• _REQUIRED WORK_:
Using the listing below, please print exactly the lines from the one with "What matplotlib code" through the one with "5.92, 5.72, 5.40]". Leave out every picture.

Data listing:
_ _ _
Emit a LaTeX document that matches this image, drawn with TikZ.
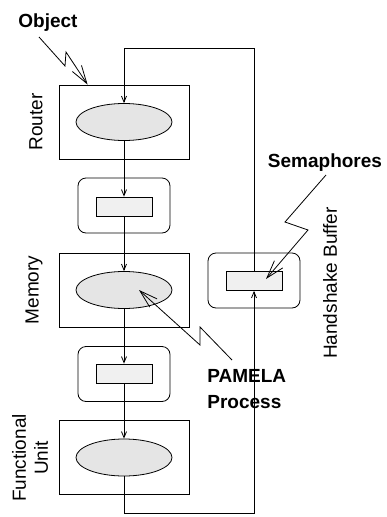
\documentclass[tikz,border=0pt]{standalone}
\usepackage{fontspec}
\setmainfont{Liberation Sans}
\usetikzlibrary{shapes.geometric,arrows.meta}
\begin{document}
\begin{tikzpicture}[x=1pt,y=-1pt,line width=0.8pt,
  font=\fontsize{19}{22}\selectfont,
  unitbox/.style={draw,minimum width=130pt,minimum height=74pt,inner sep=0pt},
  proc/.style={ellipse,draw,fill=black!10,minimum width=96pt,minimum height=37pt,inner sep=0pt},
  bufbox/.style={draw,rounded corners=8pt,minimum width=92pt,minimum height=55pt,inner sep=0pt},
  slot/.style={draw,fill=black!6,minimum width=56pt,minimum height=19pt,inner sep=0pt},
  flow/.style={-{Straight Barb[length=6pt,width=5pt]}},
  bolt/.style={-{Straight Barb[length=18pt,width=11pt]}},
  lbl/.style={inner sep=0pt},
  hdr/.style={inner sep=0pt,font=\fontsize{19}{26}\selectfont\bfseries}]
  \useasboundingbox (0,0) rectangle (386,517);
  % units with their processes
  \node[unitbox] (rt) at (124,122) {};
  \node[proc] (rtE) at (124,122) {};
  \node[unitbox] (mem) at (124,290) {};
  \node[proc] (memE) at (124,290) {};
  \node[unitbox] (fu) at (124,457) {};
  \node[proc] (fuE) at (124,457.5) {};
  % buffers
  \node[bufbox] (b1) at (124,205.5) {};
  \node[slot] (b1R) at (124,206.5) {};
  \node[bufbox] (b2) at (124,374) {};
  \node[slot] (b2R) at (124,373.5) {};
  \node[bufbox] (hs) at (254,280.5) {};
  \node[slot] (hsR) at (254,281) {};
  \coordinate (top) at (0,48);
  \coordinate (bot) at (0,513);
  % data flow
  \draw[flow] (rtE.south) -- (b1R.north);
  \draw[flow] (b1R.south) -- (memE.north);
  \draw[flow] (memE.south) -- (b2R.north);
  \draw[flow] (b2R.south) -- (fuE.north);
  \draw[flow] (fuE.south) -- (fuE.south |- bot) -- (hsR.south |- bot) -- (hsR.south);
  \draw[flow] (hsR.north) -- (hsR.north |- top) -- (rtE.north |- top) -- (rtE.north);
  % labels
  \node[lbl,rotate=90] at (36,122) {Router};
  \node[lbl,rotate=90] at (34,290) {Memory};
  \node[lbl,rotate=90,align=center] at (30,458) {Functional\\Unit};
  \node[lbl,rotate=90] at (330,283) {Handshake Buffer};
  \node[hdr,anchor=base] (obj) at (48,27) {Object};
  \node[hdr,anchor=base] (sema) at (325,167) {Semaphores};
  \node[hdr,align=left,anchor=north west] (pam) at (207,369) {PAMELA\\Process};
  \draw[bolt] ([shift={(-9,10)}]obj.base) -- ++(26,29) -- ++(1,-14) -- ([shift={(29,0)}]rt.north west);
  \draw[bolt] ([shift={(1,8)}]sema.base) -- ++(-41,47) -- ++(23,8) -- ([shift={(12,-2)}]hsR.center);
  \draw[bolt] ([shift={(25,-9)}]pam.north west) -- ++(-32,-33) -- ++(0,18) -- ([shift={(15,0)}]memE.center);
\end{tikzpicture}
\end{document}
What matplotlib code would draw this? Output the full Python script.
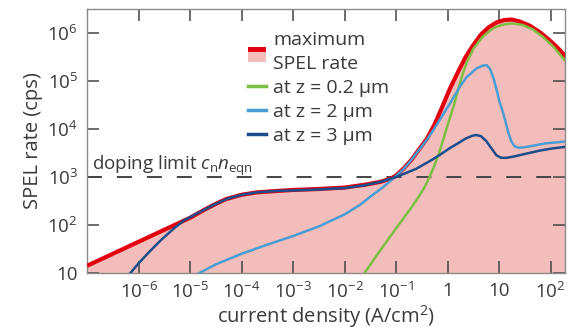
import numpy as np
import matplotlib
matplotlib.use("Agg")
import matplotlib.pyplot as plt
from matplotlib.lines import Line2D
from matplotlib.patches import Patch, Rectangle

plt.rcParams['font.family'] = ['Open Sans', 'DejaVu Sans']
plt.rcParams['mathtext.fontset'] = 'custom'
plt.rcParams['mathtext.rm'] = 'Open Sans'
plt.rcParams['mathtext.it'] = 'Open Sans:italic'
plt.rcParams['mathtext.sf'] = 'Open Sans'

# data (log10 of current density in A/cm^2, log10 of rate in cps)
max_x = [-7.0, -6.5, -6.0, -5.5, -5.0, -4.7, -4.5, -4.3, -4.0, -3.7, -3.3, -3.0, -2.5, -2.0,
         -1.6, -1.3, -1.1, -1.0, -0.85, -0.7, -0.55, -0.4, -0.25, -0.1, 0.05, 0.2, 0.35,
         0.5, 0.65, 0.8, 0.95, 1.1, 1.25, 1.4, 1.6, 1.8, 2.0, 2.15, 2.3]
max_y = [1.15, 1.40, 1.65, 1.90, 2.15, 2.33, 2.44, 2.54, 2.63, 2.68, 2.71, 2.73, 2.75, 2.78,
         2.84, 2.90, 2.97, 3.03, 3.18, 3.36, 3.58, 3.80, 4.10, 4.47, 4.85, 5.18, 5.50,
         5.75, 5.97, 6.12, 6.22, 6.27, 6.28, 6.24, 6.15, 6.01, 5.83, 5.68, 5.50]

z02_x = [-1.63, -1.4, -1.2, -1.0, -0.8, -0.6, -0.45, -0.35, -0.25, -0.15, -0.05, 0.05, 0.12,
         0.2, 0.28, 0.37, 0.5, 0.68, 0.85, 0.95, 1.1, 1.26, 1.45, 1.65, 1.85, 2.05, 2.3]
z02_y = [0.97, 1.33, 1.63, 1.93, 2.22, 2.52, 2.78, 3.0, 3.25, 3.55, 3.9, 4.25, 4.48,
         4.8, 5.1, 5.38, 5.67, 5.92, 6.07, 6.13, 6.18, 6.2, 6.17, 6.08, 5.92, 5.72, 5.40]

z2_x = [-4.85, -4.5, -4.0, -3.5, -3.0, -2.5, -2.0, -1.7, -1.5, -1.3, -1.13, -1.0, -0.85,
        -0.7, -0.55, -0.4, -0.25, -0.1, 0.0, 0.15, 0.25, 0.37, 0.56, 0.68, 0.76, 0.83,
        0.9, 0.96, 1.01, 1.06, 1.12, 1.18, 1.24, 1.3, 1.38, 1.5, 1.7, 1.9, 2.1, 2.3]
z2_y = [0.98, 1.18, 1.40, 1.59, 1.77, 1.97, 2.22, 2.42, 2.59, 2.75, 2.9, 3.02, 3.17,
        3.36, 3.57, 3.78, 4.02, 4.28, 4.45, 4.72, 4.9, 5.08, 5.26, 5.32, 5.33, 5.24,
        5.03, 4.78, 4.56, 4.40, 4.18, 3.92, 3.74, 3.64, 3.61, 3.62, 3.66, 3.70, 3.72, 3.74]

z3_x = [-6.18, -6.0, -5.8, -5.56, -5.3, -5.11, -4.9, -4.7, -4.5, -4.27, -4.0, -3.7, -3.3,
        -3.0, -2.5, -2.0, -1.6, -1.3, -1.0, -0.61, -0.3, -0.15, 0.04, 0.2, 0.35, 0.48,
        0.56, 0.65, 0.75, 0.85, 0.95, 1.04, 1.15, 1.3, 1.5, 1.79, 2.0, 2.3]
z3_y = [0.97, 1.2, 1.43, 1.69, 1.94, 2.1, 2.22, 2.33, 2.44, 2.55, 2.63, 2.68, 2.71,
        2.72, 2.74, 2.77, 2.83, 2.9, 3.0, 3.17, 3.36, 3.46, 3.6, 3.7, 3.8, 3.86,
        3.875, 3.85, 3.75, 3.6, 3.45, 3.40, 3.40, 3.43, 3.48, 3.55, 3.59, 3.63]

doping_limit = 1e3

x_ticks = [1e-6, 1e-5, 1e-4, 1e-3, 1e-2, 1e-1, 1, 10, 1e2]
x_ticklabels = ['$10^{-6}$', '$10^{-5}$', '$10^{-4}$', '$10^{-3}$', '$10^{-2}$',
                '$10^{-1}$', '1', '10', '$10^{2}$']
y_ticks = [10, 1e2, 1e3, 1e4, 1e5, 1e6]
y_ticklabels = ['10', '$10^{2}$', '$10^{3}$', '$10^{4}$', '$10^{5}$', '$10^{6}$']

RED = '#e2000f'
PINK = '#f3bdbb'
GREEN = '#7dbf42'
LIGHTBLUE = '#4a9dd4'
DARKBLUE = '#1d4e8c'
TEXT = '#3a3a3a'


class MaxHandler:
    def legend_artist(self, legend, orig_handle, fontsize, handlebox):
        x0, y0 = handlebox.xdescent, handlebox.ydescent
        w, h = handlebox.width, handlebox.height
        tr = handlebox.get_transform()
        low = Rectangle((x0, y0 - 0.25 * h), w, 0.75 * h, facecolor=PINK, edgecolor='none', transform=tr)
        top = Rectangle((x0, y0 + 0.5 * h), w, 0.4 * h, facecolor=RED, edgecolor='none', transform=tr)
        handlebox.add_artist(low)
        handlebox.add_artist(top)
        return low


def tenpow(v):
    return [10 ** a for a in v]


fig = plt.figure(figsize=(5.74, 3.36), dpi=100)
ax = fig.add_axes([87 / 574, 1 - 273 / 336, 478 / 574, 264 / 336])
ax.set_xscale('log')
ax.set_yscale('log')

mx, my = tenpow(max_x), tenpow(max_y)
ax.fill_between(mx, 1, my, color=PINK, lw=0, zorder=1)
ax.axhline(doping_limit, color='#444444', lw=1.4, dashes=(7.7, 7.7), zorder=2)
ax.plot(mx, my, color=RED, lw=3.0, zorder=3, solid_capstyle='butt')
ax.plot(tenpow(z02_x), tenpow(z02_y), color=GREEN, lw=1.8, zorder=4)
ax.plot(tenpow(z2_x), tenpow(z2_y), color=LIGHTBLUE, lw=1.8, zorder=5)
ax.plot(tenpow(z3_x), tenpow(z3_y), color=DARKBLUE, lw=1.8, zorder=6)

ax.set_xlim(1e-7, 10 ** 2.28)
ax.set_ylim(10, 10 ** 6.5)

ax.set_xticks(x_ticks)
ax.set_xticklabels(x_ticklabels)
ax.set_yticks(y_ticks)
ax.set_yticklabels(y_ticklabels)
ax.minorticks_off()
ax.tick_params(which='major', direction='in', length=8.5, width=1.1, color='#444444',
               top=True, right=True, labelsize=13.5, labelcolor=TEXT, pad=6.5)
for s in ax.spines.values():
    s.set_color('#8a8a8a')
    s.set_linewidth(1.0)

ax.text(0.01, 1.4e3, 'doping limit $c_\\mathrm{n}n_\\mathrm{eqn}$', transform=ax.get_yaxis_transform(),
        fontsize=13.5, color=TEXT, va='baseline', ha='left')

ax.set_xlabel('current density (A/cm$^2$)', fontsize=14.5, color=TEXT, labelpad=1)
ax.set_ylabel('SPEL rate (cps)', fontsize=14.5, color=TEXT, labelpad=3)

handles = [Patch(), Line2D([], [], color=GREEN, lw=2.5),
           Line2D([], [], color=LIGHTBLUE, lw=2.5), Line2D([], [], color=DARKBLUE, lw=2.5)]
labels = ['maximum\nSPEL rate', 'at z = 0.2 μm', 'at z = 2 μm', 'at z = 3 μm']
leg = ax.legend(handles, labels, handler_map={Patch: MaxHandler()}, loc='upper left',
                bbox_to_anchor=(248 / 574, 1 - 31 / 336), bbox_transform=fig.transFigure,
                frameon=False, fontsize=14, handlelength=0.95, handletextpad=0.35,
                labelspacing=0.32, borderpad=0, borderaxespad=0)
for t in leg.get_texts():
    t.set_color(TEXT)
leg.get_texts()[0].set_linespacing(1.4)

fig.savefig('out.png', dpi=100)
_ _ _
• _ANSWER BELOW_:
What matplotlib code would draw this? Output the full Python script.
import numpy as np
import matplotlib
matplotlib.use("Agg")
import matplotlib.pyplot as plt
from matplotlib.lines import Line2D
from matplotlib.patches import Patch, Rectangle

plt.rcParams['font.family'] = ['Open Sans', 'DejaVu Sans']
plt.rcParams['mathtext.fontset'] = 'custom'
plt.rcParams['mathtext.rm'] = 'Open Sans'
plt.rcParams['mathtext.it'] = 'Open Sans:italic'
plt.rcParams['mathtext.sf'] = 'Open Sans'

# data (log10 of current density in A/cm^2, log10 of rate in cps)
max_x = [-7.0, -6.5, -6.0, -5.5, -5.0, -4.7, -4.5, -4.3, -4.0, -3.7, -3.3, -3.0, -2.5, -2.0,
         -1.6, -1.3, -1.1, -1.0, -0.85, -0.7, -0.55, -0.4, -0.25, -0.1, 0.05, 0.2, 0.35,
         0.5, 0.65, 0.8, 0.95, 1.1, 1.25, 1.4, 1.6, 1.8, 2.0, 2.15, 2.3]
max_y = [1.15, 1.40, 1.65, 1.90, 2.15, 2.33, 2.44, 2.54, 2.63, 2.68, 2.71, 2.73, 2.75, 2.78,
         2.84, 2.90, 2.97, 3.03, 3.18, 3.36, 3.58, 3.80, 4.10, 4.47, 4.85, 5.18, 5.50,
         5.75, 5.97, 6.12, 6.22, 6.27, 6.28, 6.24, 6.15, 6.01, 5.83, 5.68, 5.50]

z02_x = [-1.63, -1.4, -1.2, -1.0, -0.8, -0.6, -0.45, -0.35, -0.25, -0.15, -0.05, 0.05, 0.12,
         0.2, 0.28, 0.37, 0.5, 0.68, 0.85, 0.95, 1.1, 1.26, 1.45, 1.65, 1.85, 2.05, 2.3]
z02_y = [0.97, 1.33, 1.63, 1.93, 2.22, 2.52, 2.78, 3.0, 3.25, 3.55, 3.9, 4.25, 4.48,
         4.8, 5.1, 5.38, 5.67, 5.92, 6.07, 6.13, 6.18, 6.2, 6.17, 6.08, 5.92, 5.72, 5.40]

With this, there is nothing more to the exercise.